I used to be an expert at prayer.
When I was in college I would pray 1-2 hours a day. Early in the morning, late at night, and I even regularly participated in “prayer meetings.”
Then I got married, got a job (pastor) which brought with it the weight of leadership, and started having kids! I engaged in graduate studies, led growing churches, moved a few times, and found myself quite busy with life and the various responsibilities that come with being an adult.
Often I have looked wistfully back on the college days and longed for those kinds of passionate prayer experiences in which I lingered in God’s presence and enjoyed a vigorous prayer life.
I’m 35 now. Married for almost 14 wonderful years. Daddy to 5 ladies (soon to be 6). Pastoring a young church. Developing new friendships, recovering from the sting of a failed ministry venture, trying to organize my life so that I can pursue some dreams I’ve had for a long time while still being available to love and care for old and new relationships.
Bottom line, my life is like yours… busy.
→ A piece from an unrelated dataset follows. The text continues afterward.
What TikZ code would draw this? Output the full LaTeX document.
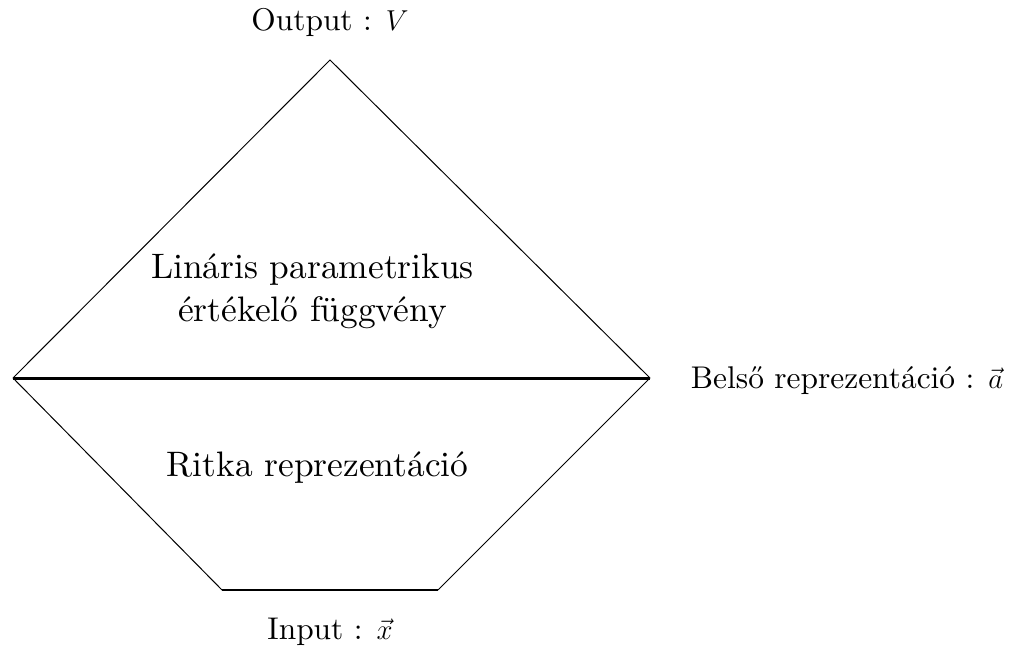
\documentclass[tikz,border=0pt]{standalone}
\usepackage{fontspec}
\setmainfont{lmroman10-regular.otf}[ItalicFont=lmroman10-italic.otf]
\begin{document}
\begin{tikzpicture}[x=0.5pt,y=-0.5pt,
  thinline/.style={line width=0.5pt},
  small/.style={font=\fontsize{15.7}{19}\selectfont},
  big/.style={font=\fontsize{17.7}{21.5}\selectfont, align=center}]
\useasboundingbox (0,0) rectangle (1027,652);
\coordinate (top) at (330,60);
\coordinate (L) at (13,378);
\coordinate (R) at (650,378);
\coordinate (BL) at (222,590);
\coordinate (BR) at (438,590);
\draw[thinline] (L) -- (top) -- (R);
\draw[thinline] (L) -- (BL);
\draw[thinline] (R) -- (BR);
\draw[line width=1.5pt] (L) -- (R);
\draw[line width=1pt] (BL) -- (BR);
\node[small] (out) at (330,22) {Output : $V$};
\node[big] (lin) at (312.5,291) {Lináris parametrikus\\értékelő függvény};
\node[big] (ritka) at (317.5,468) {Ritka reprezentáció};
\node[small] (belso) at (847,381) {Belső reprezentáció : $\vec a$};
\node[small] (inp) at (330,632) {Input : $\vec x$};
\end{tikzpicture}
\end{document}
Busy with plenty of opportunities to engage and plenty of things to keep my mind, heart, and body running on overtime.
I find that I neither understand nor enjoy prayer as much as I used too, and yet I am increasingly, and with mounting frustration, aware of the need of prayer in my life and the world.
So, I am reading books on prayer and seeking to get better at it by just doing it.
This morning I read something from Philip Yancey’s book, Prayer: Does It Make Any Difference?, that resonated with me. I thought I’d share it with you too.
Reflecting on the familiar Psalm (46:10), “Be still and know that I am God”, Yancey writes,
‘Be still and know that I am God’: the Latin imperative for ‘be still’ is vacate. As Simon Tugwell explains, ‘God invites us to take a holiday [vacation], to stop being God for a while, and let Him be God.’ Too often we think of prayer as a serious chore, something that must be scheduled around other appointments, shoehorned in among other pressing activities. We miss the point, says Tugwell: ‘God is inviting us to take a break, to play truant. We can stop doing all those important things we have to do in our capacity as God, and leave it to Him to be God.’ Prayer allows me to admit my failures, weaknesses, and limitations to One who responds to human vulnerability with infinite mercy.
That’s an important insight. Prayer is a window of time in which I take a break from being God, and over time, as I develop the habit of prayer I learn that I am not God and become better at letting Him be God in my life, my family, the church I lead, the community I live in, and the world in general.
I’m working on it. Someday I’ll be better at prayer. I hope… uhhh… pray the same thing for you!
This is great stuff, Paul Peterson. I think Martin Luther said something along the lines of “If you don’t have time to pray two hours a day, pray three.” Yowzers.
Right on time P2! It never ceases to amaze me how the term “one Spirit” seems to apply to how many of us clearly are struggling with exactly the same thing at exactly the same time so we can all learn from a lean on one another. That’s what I call church!